У Моцарта эта благоухающая мелодия нашла для себя такую питательную почву в чудной, здоровой и гармоничной человеческой природе, что на ней снова вырос прекрасный цветок настоящего искусства, наполняющий душу самым искренним восторгом. Однако и у Моцарта он находил пищу лишь тогда, когда поэзией, которой предстояло слиться с его музыкальной натурой, являлось нечто родственное ему, здоровое, чисто человеческое; только благодаря счастливой случайности ему попадалась такая поэзия. Там, где Моцарта покидал этот оплодотворяющий бог, там с трудом сохранялось искусственное благоухание, чтобы существовать опять-таки искусственной жизнью.
С таким трудом взлелеянная мелодия впала в безжизненный, холодный формализм — единственное наследие, оставленное рано скончавшимся композитором своим преемникам; со своей смертью он унес и жизнь мелодии.

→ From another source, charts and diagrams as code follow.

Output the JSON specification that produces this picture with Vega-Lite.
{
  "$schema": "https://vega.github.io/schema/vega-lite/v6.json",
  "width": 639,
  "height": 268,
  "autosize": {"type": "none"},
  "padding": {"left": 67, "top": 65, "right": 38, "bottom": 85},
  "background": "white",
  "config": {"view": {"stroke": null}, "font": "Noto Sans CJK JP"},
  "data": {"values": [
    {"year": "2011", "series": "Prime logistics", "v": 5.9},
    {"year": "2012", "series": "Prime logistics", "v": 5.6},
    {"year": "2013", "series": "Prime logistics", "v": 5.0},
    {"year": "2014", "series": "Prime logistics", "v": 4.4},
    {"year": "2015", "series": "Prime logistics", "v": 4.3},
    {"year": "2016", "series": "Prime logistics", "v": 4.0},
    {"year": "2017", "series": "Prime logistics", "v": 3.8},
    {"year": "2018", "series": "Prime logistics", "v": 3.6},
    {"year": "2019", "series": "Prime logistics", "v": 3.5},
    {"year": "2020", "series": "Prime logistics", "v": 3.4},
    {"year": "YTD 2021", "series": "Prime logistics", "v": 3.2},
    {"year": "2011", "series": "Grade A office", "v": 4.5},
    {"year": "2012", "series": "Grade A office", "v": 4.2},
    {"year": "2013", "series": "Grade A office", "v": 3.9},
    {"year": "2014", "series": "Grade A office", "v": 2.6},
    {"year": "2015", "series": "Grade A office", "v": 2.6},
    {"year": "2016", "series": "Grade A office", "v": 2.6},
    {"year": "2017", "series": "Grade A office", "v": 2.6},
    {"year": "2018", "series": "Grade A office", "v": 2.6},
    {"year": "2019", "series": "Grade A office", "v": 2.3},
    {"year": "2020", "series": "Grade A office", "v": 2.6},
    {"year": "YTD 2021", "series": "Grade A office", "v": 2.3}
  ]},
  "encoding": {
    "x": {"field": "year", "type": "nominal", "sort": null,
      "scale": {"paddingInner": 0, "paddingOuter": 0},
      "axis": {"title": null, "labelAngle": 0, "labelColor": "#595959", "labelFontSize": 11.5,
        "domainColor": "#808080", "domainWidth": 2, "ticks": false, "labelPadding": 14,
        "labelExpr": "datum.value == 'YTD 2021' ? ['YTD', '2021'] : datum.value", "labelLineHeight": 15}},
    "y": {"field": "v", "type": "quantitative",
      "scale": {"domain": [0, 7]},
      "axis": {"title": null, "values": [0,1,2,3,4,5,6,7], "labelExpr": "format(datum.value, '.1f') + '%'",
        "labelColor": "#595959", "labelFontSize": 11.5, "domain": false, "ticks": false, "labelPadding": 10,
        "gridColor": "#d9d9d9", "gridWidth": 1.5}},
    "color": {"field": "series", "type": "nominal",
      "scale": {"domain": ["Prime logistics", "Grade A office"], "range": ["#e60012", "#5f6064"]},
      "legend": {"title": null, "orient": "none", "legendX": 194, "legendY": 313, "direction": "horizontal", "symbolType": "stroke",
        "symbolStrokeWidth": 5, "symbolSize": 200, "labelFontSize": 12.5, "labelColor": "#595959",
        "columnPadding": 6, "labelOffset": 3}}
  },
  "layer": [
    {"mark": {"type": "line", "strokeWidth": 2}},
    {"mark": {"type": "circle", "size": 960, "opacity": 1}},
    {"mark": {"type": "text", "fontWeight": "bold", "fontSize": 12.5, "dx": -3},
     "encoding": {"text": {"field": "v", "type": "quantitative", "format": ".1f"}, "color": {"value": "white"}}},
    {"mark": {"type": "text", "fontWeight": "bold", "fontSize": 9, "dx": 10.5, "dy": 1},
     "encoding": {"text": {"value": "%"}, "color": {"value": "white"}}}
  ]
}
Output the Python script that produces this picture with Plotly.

Россини в первом расцвете своей роскошной молодости увидел вокруг себя только жатву смерти. Взглянув на серьезную французскую, так называемую драматическую, оперу, он проницательным, жизнерадостным взором молодости узрел великолепный труп, оживить который не мог и гордо одинокий Спонтини, словно для торжественного самопрославления заживо себя набальзамировавший.